What is being asked:
From the listing that follows, output everything exactly except the pictures.

Dataset content:
►

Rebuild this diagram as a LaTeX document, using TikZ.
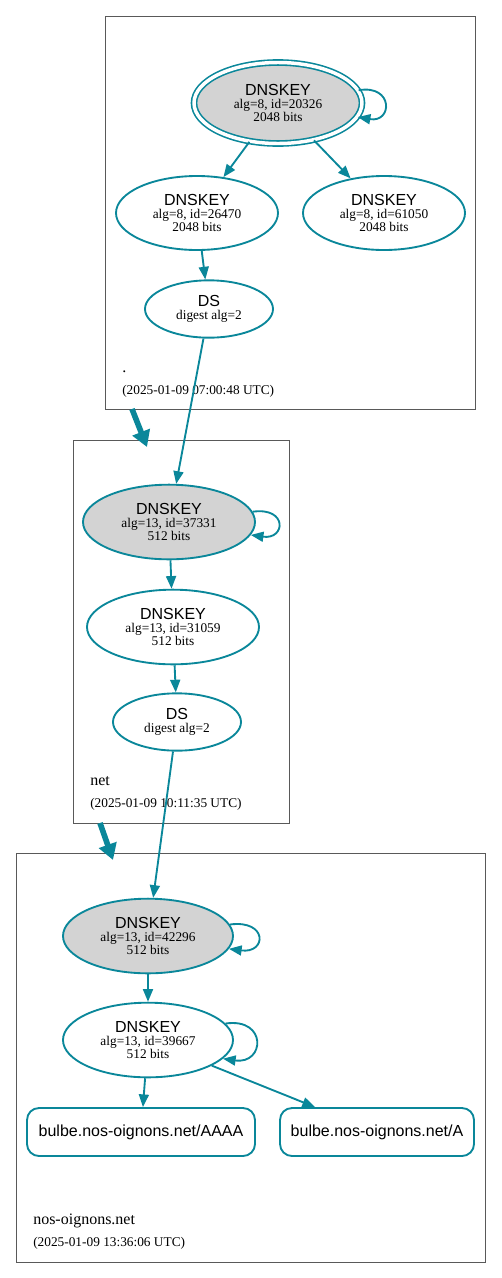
\documentclass[tikz,border=0pt]{standalone}
\usepackage{fontspec}
\setmainfont{Liberation Serif}
\setsansfont{Liberation Sans}
\usetikzlibrary{shapes.geometric,arrows.meta}
\definecolor{dnsteal}{HTML}{0A879A}
\definecolor{keygray}{HTML}{D3D3D3}
\definecolor{zonegray}{HTML}{595959}
\begin{document}
\begin{tikzpicture}[x=0.75pt,y=-0.75pt,
    zone/.style={draw=zonegray,line width=0.6pt,inner sep=0pt},
    key/.style={ellipse,draw=dnsteal,line width=1.4pt,inner sep=0pt,align=center,
        minimum width=121.5pt,minimum height=55.5pt,font=\fontsize{10}{9.5}\selectfont},
    ksk/.style={key,fill=keygray},
    ds/.style={key,minimum width=96pt,minimum height=43pt},
    rrset/.style={draw=dnsteal,line width=1.4pt,rounded corners=9pt,minimum height=36pt,
        font=\sffamily\fontsize{12}{14}\selectfont},
    sig/.style={draw=dnsteal,line width=1.4pt,-{Triangle[length=9.5pt,width=7.5pt]}},
    zonelink/.style={draw=dnsteal,line width=4.2pt,-{Triangle[length=12pt,width=13.5pt]}},
    zonename/.style={anchor=base west,inner sep=0pt,font=\fontsize{12}{14}\selectfont},
    stamp/.style={anchor=base west,inner sep=0pt,font=\fontsize{10}{12}\selectfont}]
    \useasboundingbox (0,0) rectangle (501,1278);
    % zones
    \node [zone,minimum width=277.5pt,minimum height=294.75pt] (rootzone) at (290,212.5) {};
    \node [zone,minimum width=162pt,minimum height=287.25pt] (netzone) at (181,631.5) {};
    \node [zone,minimum width=351.75pt,minimum height=306.75pt] (noszone) at (250.5,1057.5) {};
    \node [zonename] (rootname) at (122,372) {.};
    \node [stamp] (rootstamp) at (122,394) {(2025-01-09 07:00:48 UTC)};
    \node [zonename] (netname) at (90,785) {net};
    \node [stamp] (netstamp) at (90,807) {(2025-01-09 10:11:35 UTC)};
    \node [zonename] (nosname) at (33,1224) {nos-oignons.net};
    \node [stamp] (nosstamp) at (33,1246) {(2025-01-09 13:36:06 UTC)};
    % root
    \node [ksk,double=white,double distance=2.6pt,line width=1.2pt,
        minimum width=126pt,minimum height=60.75pt] (rootksk) at (278,103)
        {{\sffamily\fontsize{12}{12}\selectfont DNSKEY}\\alg=8, id=20326\\2048 bits};
    \node [key] (rootzsk) at (197,213)
        {{\sffamily\fontsize{12}{12}\selectfont DNSKEY}\\alg=8, id=26470\\2048 bits};
    \node [key] (rootnew) at (384,213)
        {{\sffamily\fontsize{12}{12}\selectfont DNSKEY}\\alg=8, id=61050\\2048 bits};
    \node [ds] (netds) at (209,309)
        {{\sffamily\fontsize{12}{12}\selectfont DS}\\digest alg=2};
    % net
    \node [ksk,minimum width=129pt,minimum height=56pt] (netksk) at (169,522)
        {{\sffamily\fontsize{12}{12}\selectfont DNSKEY}\\alg=13, id=37331\\512 bits};
    \node [key,minimum width=129pt,minimum height=56pt] (netzsk) at (173,627)
        {{\sffamily\fontsize{12}{12}\selectfont DNSKEY}\\alg=13, id=31059\\512 bits};
    \node [ds] (nosds) at (177,722)
        {{\sffamily\fontsize{12}{12}\selectfont DS}\\digest alg=2};
    % nos-oignons.net
    \node [ksk,minimum width=127.5pt,minimum height=56pt] (nosksk) at (148,936)
        {{\sffamily\fontsize{12}{12}\selectfont DNSKEY}\\alg=13, id=42296\\512 bits};
    \node [key,minimum width=127.5pt,minimum height=56pt] (noszsk) at (148,1040)
        {{\sffamily\fontsize{12}{12}\selectfont DNSKEY}\\alg=13, id=39667\\512 bits};
    \node [rrset,minimum width=171pt] (aaaa) at (141,1132) {bulbe.nos-oignons.net/AAAA};
    \node [rrset,minimum width=145.5pt] (arec) at (377,1132) {bulbe.nos-oignons.net/A};
    % delegations
    \coordinate (rootexit) at (132,409);
    \coordinate (netentry) at (147,447);
    \coordinate (netexit) at (100,823);
    \coordinate (nosentry) at (113,860);
    \draw [zonelink] (rootexit) -- (netentry);
    \draw [zonelink] (netexit) -- (nosentry);
    % signatures
    \draw [sig] (rootksk.9) .. controls +(35,-6) and +(35,6) .. (rootksk.-10);
    \draw [sig] (rootksk) -- (rootzsk);
    \draw [sig] (rootksk) -- (rootnew);
    \draw [sig] (rootzsk) -- (netds);
    \draw [sig] (netds) -- (netksk);
    \draw [sig] (netksk.7) .. controls +(35,-5) and +(35,5) .. (netksk.-9);
    \draw [sig] (netksk) -- (netzsk);
    \draw [sig] (netzsk) -- (nosds);
    \draw [sig] (nosds) -- (nosksk);
    \draw [sig] (nosksk.8) .. controls +(38,-5) and +(38,5) .. (nosksk.-9);
    \draw [sig] (nosksk) -- (noszsk);
    \draw [sig] (noszsk.12) .. controls +(42,-6) and +(42,6) .. (noszsk.-14);
    \draw [sig] (noszsk) -- (aaaa);
    \draw [sig] (noszsk) -- (arec);
\end{tikzpicture}
\end{document}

◄

Exercise answer:
Rebuild this diagram as a LaTeX document, using TikZ.
\documentclass[tikz,border=0pt]{standalone}
\usepackage{fontspec}
\setmainfont{Liberation Serif}
\setsansfont{Liberation Sans}
\usetikzlibrary{shapes.geometric,arrows.meta}
\definecolor{dnsteal}{HTML}{0A879A}
\definecolor{keygray}{HTML}{D3D3D3}
\definecolor{zonegray}{HTML}{595959}
\begin{document}
\begin{tikzpicture}[x=0.75pt,y=-0.75pt,
    zone/.style={draw=zonegray,line width=0.6pt,inner sep=0pt},
    key/.style={ellipse,draw=dnsteal,line width=1.4pt,inner sep=0pt,align=center,
        minimum width=121.5pt,minimum height=55.5pt,font=\fontsize{10}{9.5}\selectfont},
    ksk/.style={key,fill=keygray},
    ds/.style={key,minimum width=96pt,minimum height=43pt},
    rrset/.style={draw=dnsteal,line width=1.4pt,rounded corners=9pt,minimum height=36pt,
        font=\sffamily\fontsize{12}{14}\selectfont},
    sig/.style={draw=dnsteal,line width=1.4pt,-{Triangle[length=9.5pt,width=7.5pt]}},
    zonelink/.style={draw=dnsteal,line width=4.2pt,-{Triangle[length=12pt,width=13.5pt]}},
    zonename/.style={anchor=base west,inner sep=0pt,font=\fontsize{12}{14}\selectfont},
    stamp/.style={anchor=base west,inner sep=0pt,font=\fontsize{10}{12}\selectfont}]
    \useasboundingbox (0,0) rectangle (501,1278);
    % zones
    \node [zone,minimum width=277.5pt,minimum height=294.75pt] (rootzone) at (290,212.5) {};
    \node [zone,minimum width=162pt,minimum height=287.25pt] (netzone) at (181,631.5) {};
    \node [zone,minimum width=351.75pt,minimum height=306.75pt] (noszone) at (250.5,1057.5) {};
    \node [zonename] (rootname) at (122,372) {.};
    \node [stamp] (rootstamp) at (122,394) {(2025-01-09 07:00:48 UTC)};
    \node [zonename] (netname) at (90,785) {net};
    \node [stamp] (netstamp) at (90,807) {(2025-01-09 10:11:35 UTC)};
    \node [zonename] (nosname) at (33,1224) {nos-oignons.net};
    \node [stamp] (nosstamp) at (33,1246) {(2025-01-09 13:36:06 UTC)};
    % root
    \node [ksk,double=white,double distance=2.6pt,line width=1.2pt,
        minimum width=126pt,minimum height=60.75pt] (rootksk) at (278,103)
        {{\sffamily\fontsize{12}{12}\selectfont DNSKEY}\\alg=8, id=20326\\2048 bits};
    \node [key] (rootzsk) at (197,213)
        {{\sffamily\fontsize{12}{12}\selectfont DNSKEY}\\alg=8, id=26470\\2048 bits};
    \node [key] (rootnew) at (384,213)
        {{\sffamily\fontsize{12}{12}\selectfont DNSKEY}\\alg=8, id=61050\\2048 bits};
    \node [ds] (netds) at (209,309)
        {{\sffamily\fontsize{12}{12}\selectfont DS}\\digest alg=2};
    % net
    \node [ksk,minimum width=129pt,minimum height=56pt] (netksk) at (169,522)
        {{\sffamily\fontsize{12}{12}\selectfont DNSKEY}\\alg=13, id=37331\\512 bits};
    \node [key,minimum width=129pt,minimum height=56pt] (netzsk) at (173,627)
        {{\sffamily\fontsize{12}{12}\selectfont DNSKEY}\\alg=13, id=31059\\512 bits};
    \node [ds] (nosds) at (177,722)
        {{\sffamily\fontsize{12}{12}\selectfont DS}\\digest alg=2};
    % nos-oignons.net
    \node [ksk,minimum width=127.5pt,minimum height=56pt] (nosksk) at (148,936)
        {{\sffamily\fontsize{12}{12}\selectfont DNSKEY}\\alg=13, id=42296\\512 bits};
    \node [key,minimum width=127.5pt,minimum height=56pt] (noszsk) at (148,1040)
        {{\sffamily\fontsize{12}{12}\selectfont DNSKEY}\\alg=13, id=39667\\512 bits};
    \node [rrset,minimum width=171pt] (aaaa) at (141,1132) {bulbe.nos-oignons.net/AAAA};
    \node [rrset,minimum width=145.5pt] (arec) at (377,1132) {bulbe.nos-oignons.net/A};
    % delegations
    \coordinate (rootexit) at (132,409);
    \coordinate (netentry) at (147,447);
    \coordinate (netexit) at (100,823);
    \coordinate (nosentry) at (113,860);
    \draw [zonelink] (rootexit) -- (netentry);
    \draw [zonelink] (netexit) -- (nosentry);
    % signatures
    \draw [sig] (rootksk.9) .. controls +(35,-6) and +(35,6) .. (rootksk.-10);
    \draw [sig] (rootksk) -- (rootzsk);
    \draw [sig] (rootksk) -- (rootnew);
    \draw [sig] (rootzsk) -- (netds);
    \draw [sig] (netds) -- (netksk);
    \draw [sig] (netksk.7) .. controls +(35,-5) and +(35,5) .. (netksk.-9);
    \draw [sig] (netksk) -- (netzsk);
    \draw [sig] (netzsk) -- (nosds);
    \draw [sig] (nosds) -- (nosksk);
    \draw [sig] (nosksk.8) .. controls +(38,-5) and +(38,5) .. (nosksk.-9);
    \draw [sig] (nosksk) -- (noszsk);
    \draw [sig] (noszsk.12) .. controls +(42,-6) and +(42,6) .. (noszsk.-14);
    \draw [sig] (noszsk) -- (aaaa);
    \draw [sig] (noszsk) -- (arec);
\end{tikzpicture}
\end{document}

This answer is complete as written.